_Task directions_:
Among the lines of data below, reproduce only those from the one with "Output the Python" through the one with "problem_rows = [33, 125, 272, 339, 407]", exactly as they stand, both ends included.

_Provided records_:
::::
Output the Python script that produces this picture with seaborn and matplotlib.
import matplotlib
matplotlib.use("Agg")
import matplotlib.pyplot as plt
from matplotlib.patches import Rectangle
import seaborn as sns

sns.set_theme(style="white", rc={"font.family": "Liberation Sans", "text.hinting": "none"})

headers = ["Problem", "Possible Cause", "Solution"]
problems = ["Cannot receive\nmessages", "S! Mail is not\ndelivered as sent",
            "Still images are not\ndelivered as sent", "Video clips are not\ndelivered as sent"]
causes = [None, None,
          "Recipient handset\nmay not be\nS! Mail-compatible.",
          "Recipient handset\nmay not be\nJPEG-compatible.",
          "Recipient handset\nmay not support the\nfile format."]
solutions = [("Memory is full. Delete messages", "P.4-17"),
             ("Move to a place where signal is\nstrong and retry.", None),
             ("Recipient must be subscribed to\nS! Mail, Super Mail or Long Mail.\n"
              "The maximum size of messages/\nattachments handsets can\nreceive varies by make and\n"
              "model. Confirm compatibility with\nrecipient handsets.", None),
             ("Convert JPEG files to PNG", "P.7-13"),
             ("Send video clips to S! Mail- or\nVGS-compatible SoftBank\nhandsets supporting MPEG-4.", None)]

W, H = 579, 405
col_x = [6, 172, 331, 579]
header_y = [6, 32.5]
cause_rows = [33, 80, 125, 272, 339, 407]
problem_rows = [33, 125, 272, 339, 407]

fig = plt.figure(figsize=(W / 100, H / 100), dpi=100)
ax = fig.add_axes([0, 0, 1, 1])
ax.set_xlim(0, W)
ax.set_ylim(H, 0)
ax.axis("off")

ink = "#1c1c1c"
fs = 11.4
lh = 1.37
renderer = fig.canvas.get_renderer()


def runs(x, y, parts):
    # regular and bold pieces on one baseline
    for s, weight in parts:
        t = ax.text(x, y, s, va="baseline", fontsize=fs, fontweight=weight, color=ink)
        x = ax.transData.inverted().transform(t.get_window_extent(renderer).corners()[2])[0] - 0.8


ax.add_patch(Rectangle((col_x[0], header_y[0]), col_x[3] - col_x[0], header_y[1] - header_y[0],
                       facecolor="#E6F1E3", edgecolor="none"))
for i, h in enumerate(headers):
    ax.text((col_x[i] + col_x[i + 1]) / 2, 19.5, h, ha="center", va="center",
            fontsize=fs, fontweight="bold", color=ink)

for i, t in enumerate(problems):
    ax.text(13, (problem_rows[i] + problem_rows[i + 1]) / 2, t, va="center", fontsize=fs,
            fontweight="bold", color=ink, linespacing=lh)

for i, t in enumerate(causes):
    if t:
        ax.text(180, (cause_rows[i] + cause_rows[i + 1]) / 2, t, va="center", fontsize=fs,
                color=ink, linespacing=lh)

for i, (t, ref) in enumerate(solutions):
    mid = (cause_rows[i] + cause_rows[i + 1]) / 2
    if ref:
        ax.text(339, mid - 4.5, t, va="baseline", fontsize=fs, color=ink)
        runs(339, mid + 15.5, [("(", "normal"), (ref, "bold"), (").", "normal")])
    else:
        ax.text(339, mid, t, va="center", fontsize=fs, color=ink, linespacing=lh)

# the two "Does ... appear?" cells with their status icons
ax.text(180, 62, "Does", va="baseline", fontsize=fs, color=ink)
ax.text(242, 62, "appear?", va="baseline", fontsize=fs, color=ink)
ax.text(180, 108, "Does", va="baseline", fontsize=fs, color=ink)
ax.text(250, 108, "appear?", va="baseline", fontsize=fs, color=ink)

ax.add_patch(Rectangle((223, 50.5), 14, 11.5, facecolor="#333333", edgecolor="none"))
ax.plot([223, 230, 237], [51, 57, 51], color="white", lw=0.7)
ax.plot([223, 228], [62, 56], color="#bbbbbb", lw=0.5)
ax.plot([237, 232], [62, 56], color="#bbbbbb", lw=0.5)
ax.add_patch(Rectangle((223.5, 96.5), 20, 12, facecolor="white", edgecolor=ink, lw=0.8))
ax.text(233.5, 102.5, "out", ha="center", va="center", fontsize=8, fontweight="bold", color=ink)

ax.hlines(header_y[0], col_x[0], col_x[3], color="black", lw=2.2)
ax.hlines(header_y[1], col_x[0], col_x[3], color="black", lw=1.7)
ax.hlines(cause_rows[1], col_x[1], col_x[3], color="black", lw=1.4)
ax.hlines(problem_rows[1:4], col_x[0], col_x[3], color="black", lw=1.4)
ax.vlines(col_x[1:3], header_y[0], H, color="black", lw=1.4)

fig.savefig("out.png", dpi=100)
::::
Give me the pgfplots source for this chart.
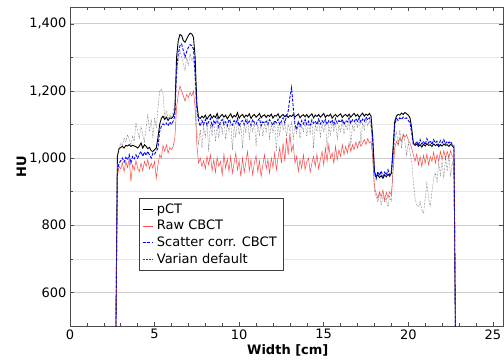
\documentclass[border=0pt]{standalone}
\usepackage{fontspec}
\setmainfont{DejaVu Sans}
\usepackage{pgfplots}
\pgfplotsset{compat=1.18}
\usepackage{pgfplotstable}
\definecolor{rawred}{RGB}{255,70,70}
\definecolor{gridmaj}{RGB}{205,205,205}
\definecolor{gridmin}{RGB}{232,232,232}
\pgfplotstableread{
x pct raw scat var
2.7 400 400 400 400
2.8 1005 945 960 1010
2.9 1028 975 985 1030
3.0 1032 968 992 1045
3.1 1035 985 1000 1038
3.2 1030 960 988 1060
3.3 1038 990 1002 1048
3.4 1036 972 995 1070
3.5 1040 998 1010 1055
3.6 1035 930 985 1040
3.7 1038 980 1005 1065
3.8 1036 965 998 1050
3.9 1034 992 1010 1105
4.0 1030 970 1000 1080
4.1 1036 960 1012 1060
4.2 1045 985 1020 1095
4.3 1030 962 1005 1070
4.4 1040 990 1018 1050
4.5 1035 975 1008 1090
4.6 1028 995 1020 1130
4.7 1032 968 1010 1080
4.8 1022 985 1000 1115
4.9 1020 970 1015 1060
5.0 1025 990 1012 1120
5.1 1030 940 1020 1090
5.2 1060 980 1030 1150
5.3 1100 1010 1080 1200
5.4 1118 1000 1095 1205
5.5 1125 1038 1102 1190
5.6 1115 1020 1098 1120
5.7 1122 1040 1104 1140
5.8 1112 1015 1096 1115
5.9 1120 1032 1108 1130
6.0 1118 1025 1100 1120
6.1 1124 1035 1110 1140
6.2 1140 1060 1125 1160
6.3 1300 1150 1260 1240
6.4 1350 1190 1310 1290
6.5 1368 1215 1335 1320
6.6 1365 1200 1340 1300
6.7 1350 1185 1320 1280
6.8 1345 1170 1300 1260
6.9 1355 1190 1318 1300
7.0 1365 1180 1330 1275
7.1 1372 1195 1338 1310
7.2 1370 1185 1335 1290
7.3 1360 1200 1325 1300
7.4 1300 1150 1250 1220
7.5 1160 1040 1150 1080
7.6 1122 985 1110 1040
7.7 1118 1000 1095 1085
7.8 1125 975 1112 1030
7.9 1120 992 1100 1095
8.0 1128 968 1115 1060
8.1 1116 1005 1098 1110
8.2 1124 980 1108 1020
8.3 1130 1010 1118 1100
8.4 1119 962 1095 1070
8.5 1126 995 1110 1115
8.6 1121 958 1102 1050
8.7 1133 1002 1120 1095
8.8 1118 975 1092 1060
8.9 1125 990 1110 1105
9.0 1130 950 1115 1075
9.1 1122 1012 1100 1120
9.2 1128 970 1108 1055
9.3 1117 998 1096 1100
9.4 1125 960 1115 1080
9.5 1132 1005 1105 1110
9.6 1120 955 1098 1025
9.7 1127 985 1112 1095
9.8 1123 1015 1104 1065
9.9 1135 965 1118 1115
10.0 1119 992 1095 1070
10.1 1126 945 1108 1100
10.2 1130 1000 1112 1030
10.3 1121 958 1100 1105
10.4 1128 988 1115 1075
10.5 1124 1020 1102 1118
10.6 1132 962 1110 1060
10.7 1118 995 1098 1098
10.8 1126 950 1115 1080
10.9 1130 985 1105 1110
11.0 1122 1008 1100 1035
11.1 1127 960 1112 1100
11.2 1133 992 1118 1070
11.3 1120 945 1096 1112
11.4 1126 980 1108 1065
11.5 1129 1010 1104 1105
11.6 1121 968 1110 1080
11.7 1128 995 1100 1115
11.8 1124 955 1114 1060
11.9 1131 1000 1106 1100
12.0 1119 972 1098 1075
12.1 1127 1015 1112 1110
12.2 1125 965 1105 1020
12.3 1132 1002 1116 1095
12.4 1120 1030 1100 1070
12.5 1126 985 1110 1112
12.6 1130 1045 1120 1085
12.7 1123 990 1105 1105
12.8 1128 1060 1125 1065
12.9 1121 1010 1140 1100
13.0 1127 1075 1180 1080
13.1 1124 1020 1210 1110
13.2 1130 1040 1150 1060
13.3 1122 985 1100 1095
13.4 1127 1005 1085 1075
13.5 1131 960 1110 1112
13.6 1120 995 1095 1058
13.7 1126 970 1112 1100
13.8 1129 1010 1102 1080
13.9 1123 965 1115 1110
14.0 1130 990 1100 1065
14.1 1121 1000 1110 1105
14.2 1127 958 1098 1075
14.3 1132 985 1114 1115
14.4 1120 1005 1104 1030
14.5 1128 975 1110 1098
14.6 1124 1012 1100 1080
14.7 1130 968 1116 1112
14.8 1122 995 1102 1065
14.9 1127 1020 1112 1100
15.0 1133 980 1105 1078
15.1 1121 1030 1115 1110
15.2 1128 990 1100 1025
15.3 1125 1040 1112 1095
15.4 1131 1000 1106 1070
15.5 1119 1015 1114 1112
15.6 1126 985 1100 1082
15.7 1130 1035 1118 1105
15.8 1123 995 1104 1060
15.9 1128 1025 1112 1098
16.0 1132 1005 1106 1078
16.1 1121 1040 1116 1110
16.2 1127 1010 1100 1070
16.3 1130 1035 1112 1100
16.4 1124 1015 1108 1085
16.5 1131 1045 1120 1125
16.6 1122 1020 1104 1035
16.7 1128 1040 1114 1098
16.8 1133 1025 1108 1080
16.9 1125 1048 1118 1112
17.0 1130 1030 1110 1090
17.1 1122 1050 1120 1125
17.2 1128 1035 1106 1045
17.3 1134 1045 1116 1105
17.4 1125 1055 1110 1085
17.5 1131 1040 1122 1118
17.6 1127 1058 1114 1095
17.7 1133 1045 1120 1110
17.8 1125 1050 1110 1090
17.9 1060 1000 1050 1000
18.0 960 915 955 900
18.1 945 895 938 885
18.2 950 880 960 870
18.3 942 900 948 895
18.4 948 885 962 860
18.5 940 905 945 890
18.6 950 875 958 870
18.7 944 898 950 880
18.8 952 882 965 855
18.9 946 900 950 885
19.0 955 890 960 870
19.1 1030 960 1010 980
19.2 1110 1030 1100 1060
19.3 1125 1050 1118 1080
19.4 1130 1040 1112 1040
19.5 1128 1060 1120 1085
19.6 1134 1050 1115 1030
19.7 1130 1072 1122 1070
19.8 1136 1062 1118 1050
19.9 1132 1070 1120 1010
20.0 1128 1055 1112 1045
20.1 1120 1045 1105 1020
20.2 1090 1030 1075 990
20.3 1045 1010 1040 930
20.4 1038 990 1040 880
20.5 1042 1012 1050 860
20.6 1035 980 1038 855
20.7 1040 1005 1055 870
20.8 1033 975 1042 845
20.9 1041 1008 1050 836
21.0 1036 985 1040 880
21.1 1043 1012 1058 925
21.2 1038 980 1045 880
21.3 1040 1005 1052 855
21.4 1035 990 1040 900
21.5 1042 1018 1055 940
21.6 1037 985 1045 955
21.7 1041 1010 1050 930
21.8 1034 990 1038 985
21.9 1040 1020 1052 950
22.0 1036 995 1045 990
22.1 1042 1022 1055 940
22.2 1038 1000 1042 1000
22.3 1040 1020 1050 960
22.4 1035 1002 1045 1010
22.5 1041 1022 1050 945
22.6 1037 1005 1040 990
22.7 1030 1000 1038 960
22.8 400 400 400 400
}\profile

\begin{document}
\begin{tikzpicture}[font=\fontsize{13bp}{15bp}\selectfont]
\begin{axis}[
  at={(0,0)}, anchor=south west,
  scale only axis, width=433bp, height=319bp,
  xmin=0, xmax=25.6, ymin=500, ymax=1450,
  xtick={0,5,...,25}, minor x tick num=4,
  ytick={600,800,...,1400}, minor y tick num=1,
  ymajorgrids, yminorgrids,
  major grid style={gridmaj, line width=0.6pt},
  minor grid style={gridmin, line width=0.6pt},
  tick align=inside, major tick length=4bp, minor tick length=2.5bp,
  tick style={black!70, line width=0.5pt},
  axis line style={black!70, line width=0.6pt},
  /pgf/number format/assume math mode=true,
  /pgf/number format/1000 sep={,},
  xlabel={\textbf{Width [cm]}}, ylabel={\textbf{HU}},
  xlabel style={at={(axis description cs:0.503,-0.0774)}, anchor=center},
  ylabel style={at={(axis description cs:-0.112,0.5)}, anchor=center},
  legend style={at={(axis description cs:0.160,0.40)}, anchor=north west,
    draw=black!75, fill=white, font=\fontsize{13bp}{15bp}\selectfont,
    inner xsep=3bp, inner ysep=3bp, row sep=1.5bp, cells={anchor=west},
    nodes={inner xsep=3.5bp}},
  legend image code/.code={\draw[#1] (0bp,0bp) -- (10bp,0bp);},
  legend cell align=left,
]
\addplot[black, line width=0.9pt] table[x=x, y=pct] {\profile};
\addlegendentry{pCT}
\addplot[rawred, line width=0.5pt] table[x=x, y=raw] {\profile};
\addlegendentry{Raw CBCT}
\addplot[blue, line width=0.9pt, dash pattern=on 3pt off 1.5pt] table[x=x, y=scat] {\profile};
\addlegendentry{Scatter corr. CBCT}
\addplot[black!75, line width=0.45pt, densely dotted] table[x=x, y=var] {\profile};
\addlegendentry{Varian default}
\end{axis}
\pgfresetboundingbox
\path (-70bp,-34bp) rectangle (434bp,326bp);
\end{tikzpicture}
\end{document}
::::
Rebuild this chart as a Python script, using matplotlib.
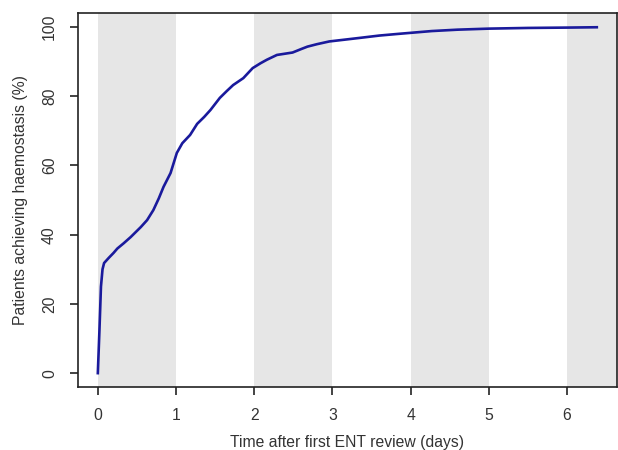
::::
_Exercise answer_:
Output the Python script that produces this picture with seaborn and matplotlib.
import matplotlib
matplotlib.use("Agg")
import matplotlib.pyplot as plt
from matplotlib.patches import Rectangle
import seaborn as sns

sns.set_theme(style="white", rc={"font.family": "Liberation Sans", "text.hinting": "none"})

headers = ["Problem", "Possible Cause", "Solution"]
problems = ["Cannot receive\nmessages", "S! Mail is not\ndelivered as sent",
            "Still images are not\ndelivered as sent", "Video clips are not\ndelivered as sent"]
causes = [None, None,
          "Recipient handset\nmay not be\nS! Mail-compatible.",
          "Recipient handset\nmay not be\nJPEG-compatible.",
          "Recipient handset\nmay not support the\nfile format."]
solutions = [("Memory is full. Delete messages", "P.4-17"),
             ("Move to a place where signal is\nstrong and retry.", None),
             ("Recipient must be subscribed to\nS! Mail, Super Mail or Long Mail.\n"
              "The maximum size of messages/\nattachments handsets can\nreceive varies by make and\n"
              "model. Confirm compatibility with\nrecipient handsets.", None),
             ("Convert JPEG files to PNG", "P.7-13"),
             ("Send video clips to S! Mail- or\nVGS-compatible SoftBank\nhandsets supporting MPEG-4.", None)]

W, H = 579, 405
col_x = [6, 172, 331, 579]
header_y = [6, 32.5]
cause_rows = [33, 80, 125, 272, 339, 407]
problem_rows = [33, 125, 272, 339, 407]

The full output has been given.